While it remains unclear whether the instrumental of the track was produced by AI, "Heart on My Sleeve" contained entirely AI-synthesised vocals of Spotify's most-streamed artist Drake and pop singer The Weeknd, complete with lyrics, rhymes and on-time flow.
"The training of generative AI using our artists’ music (which represents both a breach of our agreements and a violation of copyright law) as well as the availability of infringing content created with generative AI on DSPs, begs the question as to which side of history all stakeholders in the music ecosystem want to be on," said a UMG spokesperson.
"The side of artists, fans and human creative expression, or on the side of deep fakes, fraud and denying artists their due compensation,” they added.
Popular music critic Shawn Cee warned listeners AI-generated music may be advancing faster than regulation can keep up.
"We're in the stage of machine learning where it's learning faster than it's being regulated," said Cee.
"It 100% can go up on Spotify… be there for one or two days probably, and the internet goes crazy over it.
"I think it's incredibly weird and creepy to have your image or your likeness used in situations or scenarios that you never consented to," he said.
AI voices used to bypass Centrelink systems
In March, Guardian Australia journalist Nick Evershed said he was able to access his own Centrelink self-service account using an AI-generated version of his voice – effectively highlighting a serious security flaw in the voice identification system.
Amid growing concerns over AI's threat to voice-authentication systems, Evershed's investigation suggested a clone of his own voice, in combination with his customer reference number, was enough to gain access to his Centrelink self-service account.

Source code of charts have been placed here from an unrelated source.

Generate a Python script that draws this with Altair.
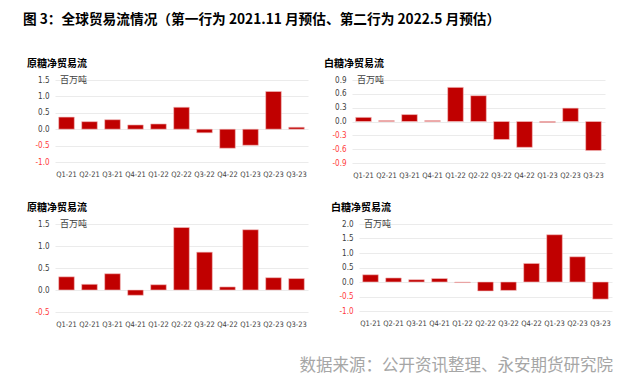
import altair as alt
import pandas as pd

quarters = ["Q1-21", "Q2-21", "Q3-21", "Q4-21", "Q1-22", "Q2-22",
            "Q3-22", "Q4-22", "Q1-23", "Q2-23", "Q3-23"]
raw_2021 = [0.37, 0.23, 0.29, 0.13, 0.16, 0.67, -0.11, -0.58, -0.49, 1.15, 0.06]
white_2021 = [0.09, 0.02, 0.15, 0.02, 0.74, 0.56, -0.39, -0.56, -0.02, 0.29, -0.63]
raw_2022 = [0.30, 0.13, 0.37, -0.12, 0.12, 1.42, 0.86, 0.07, 1.37, 0.28, 0.26]
white_2022 = [0.25, 0.14, 0.08, 0.12, -0.02, -0.31, -0.29, 0.64, 1.63, 0.87, -0.59]

panel_titles = ["原糖净贸易流", "白糖净贸易流", "原糖净贸易流", "白糖净贸易流"]
unit = "百万吨"
main_title = "图 3：全球贸易流情况（第一行为 2021.11 月预估、第二行为 2022.5 月预估）"
source = "数据来源：公开资讯整理、永安期货研究院"

FONT = "Noto Sans CJK SC"
LAB_FONT = "'Liberation Sans Narrow', 'DejaVu Sans Condensed', 'Liberation Sans', sans-serif"


def panel(values, title, domain, ticks, w, h):
    df = pd.DataFrame({"q": quarters, "v": values})
    bars = alt.Chart(df).mark_bar(color="#C00000", stroke="#F4C2C2", strokeWidth=0.6).encode(
        x=alt.X("q:N", sort=quarters, title=None,
                scale=alt.Scale(paddingInner=0.32, paddingOuter=0.16),
                axis=alt.Axis(labelAngle=0, domain=False, ticks=False, labelFont=LAB_FONT,
                              labelFontSize=7.5, labelColor="#404040", labelPadding=8)),
        y=alt.Y("v:Q", title=None,
                scale=alt.Scale(domain=domain, nice=False, zero=True),
                axis=alt.Axis(values=ticks, domain=False, ticks=False, gridColor="#EBEBEB",
                              labelExpr="replace(format(datum.value, '.1f'), '\u2212', '-')",
                              labelFont=LAB_FONT, labelFontSize=8,
                              labelColor={"expr": "datum.value < 0 ? '#FF3B3B' : '#404040'"},
                              labelPadding=6, minExtent=22, maxExtent=22)),
    )
    unit_txt = alt.Chart(pd.DataFrame({"t": [unit]})).mark_text(
        align="left", baseline="middle", font=FONT, fontSize=9, color="#404040"
    ).encode(text="t:N", x=alt.value(5), y=alt.value(0))
    return alt.layer(bars, unit_txt).properties(
        width=w, height=h,
        title=alt.TitleParams(title, anchor="start", frame="group", font=FONT, fontSize=10,
                              fontWeight="bold", color="#000000", dx=-28, offset=7),
    )


p1 = panel(raw_2021, panel_titles[0], [-1.0, 1.5], [-1.0, -0.5, 0.0, 0.5, 1.0, 1.5], 253, 82)
p2 = panel(white_2021, panel_titles[1], [-0.9, 0.9], [-0.9, -0.6, -0.3, 0.0, 0.3, 0.6, 0.9], 253, 83)
p3 = panel(raw_2022, panel_titles[2], [-0.5, 1.5], [-0.5, 0.0, 0.5, 1.0, 1.5], 253, 88)
p4 = panel(white_2022, panel_titles[3], [-1.0, 2.0], [-1.0, -0.5, 0.0, 0.5, 1.0, 1.5, 2.0], 253, 87)

src = alt.Chart(pd.DataFrame({"t": [source]})).mark_text(
    align="right", baseline="middle", font=FONT, fontSize=16.5, color="#A6A6A6"
).encode(text="t:N", x=alt.value(558), y=alt.value(14)).properties(width=558, height=26)

chart = alt.vconcat(
    alt.hconcat(p1, p2, spacing=16),
    alt.hconcat(p3, p4, spacing=23),
    src,
    spacing=24,
).properties(
    title=alt.TitleParams(main_title, anchor="start", frame="bounds", font=FONT, fontSize=13.7,
                          fontWeight="bold", color="#000000", offset=32, dx=-4),
    padding={"left": 15, "top": 5, "right": 5, "bottom": 5},
    background="white",
).configure_view(strokeWidth=0)

chart.save("out.html", embed_options={"renderer": "svg", "actions": False})
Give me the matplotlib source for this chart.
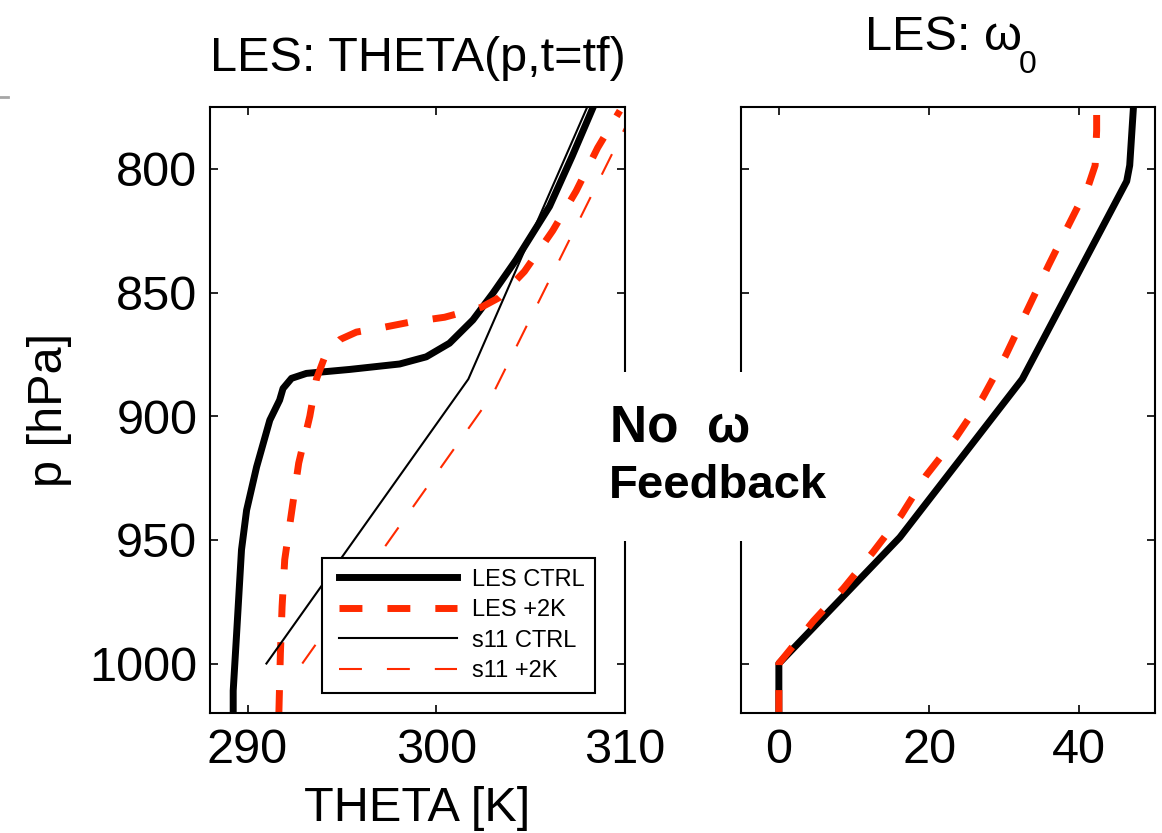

Both Centrelink and the Australian Taxation Office (ATO) facilitate the use of "voiceprints" as an authentication measure for callers trying to gain access to their sensitive account information over the phone.
While the ATO suggests its voice authentication systems are sophisticated enough to analyse "up to 120 characteristics in your voice", increased reports of AI-cloned voices bypassing voice authentication systems in banks and other systems have led security experts to call for change.
"Voice cloning, a relatively new technology using machine learning, is offered by a number of apps and websites either free or for a small fee, and a voice model can be created with only a handful of recordings of a person," said Frith Tweedie, principal consultant at privacy solutions consultancy Simply Privacy.
"These systems need to be thoroughly tested prior to deployment and regularly monitored to pick up issues.
"But it's hard to keep up with innovative fraudsters with ready access to these kinds of voice cloning tools. Which begs the question as to whether they should even be released in the first place," she added.
Australia does not currently have a specific law regulating artificial intelligence.